What makes an (D)ARPA? What (besides funding) made it work?

Is secrecy and/or low accountability important? Defense/weapons focus? Was the cold war a necessary condition? Do they have an investment philosophy that could be copied? Managerial philosophy?

Is high level stuff even relevant or is it details like 5 year PM appointments and selection criteria? I always thought tenure-like jobs would be useful if you have high creativity/risk goals.

Thoughts? Any agencies (outside the US, also) that should also be considered shining example? Any failed attempts at creating a DARPA?

3 comments

Likely more than you ever wanted to know on the topic: https://benjaminreinhardt.com/wddw

A couple things I'd pull out:

Program managers sit limited terms to prevent empire building

Program managers have a great deal of autonomy once funding is initially allocated

DARPA has a high appetite for risk. They're ok with 90% of projects failing to hit their goal.

From your link:

> I would rather this be read by a few people motivated to take action than by a broad audience who will find it merely interesting. In that vein, if you find yourself wanting to share this on Twitter or Hacker News, consider instead sharing it with one or two friends who will take action on it. Thank you for indulging me!

You maybe shouldn't have shared that here, but thanks!

A focus.

DARPA research is performed in response to real challenges that service members and officers are faced with, and also in response to new capabilities that our adversaries develop.

Having done DARPA contracts, the difference I saw is that they feel more like moonshots.
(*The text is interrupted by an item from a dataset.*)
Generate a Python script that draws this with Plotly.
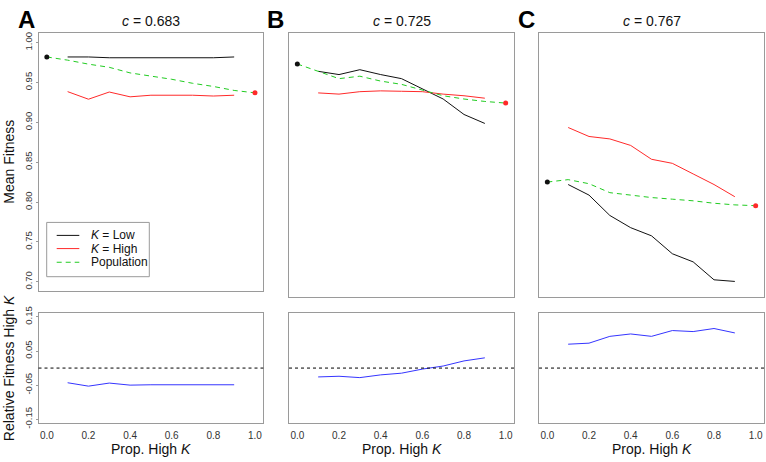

They are more fun to work on because you're encouraged to let your imagination run wild. Since failure is almost guaranteed it is kinda liberating since you don't feel the pressure to avoid failure. Failure IS the process here. Working on a DARPA contract is really the space where "there's no dumb ideas." Of course there actually are, but there's much more freedom to suggest these because at worse you rule some things out. And often the dumb ideas lead to good ideas that haven't been seen because the path starts at something that is clearly absurd. But then again, the premise of the problem is absurd so you have to try absurd things.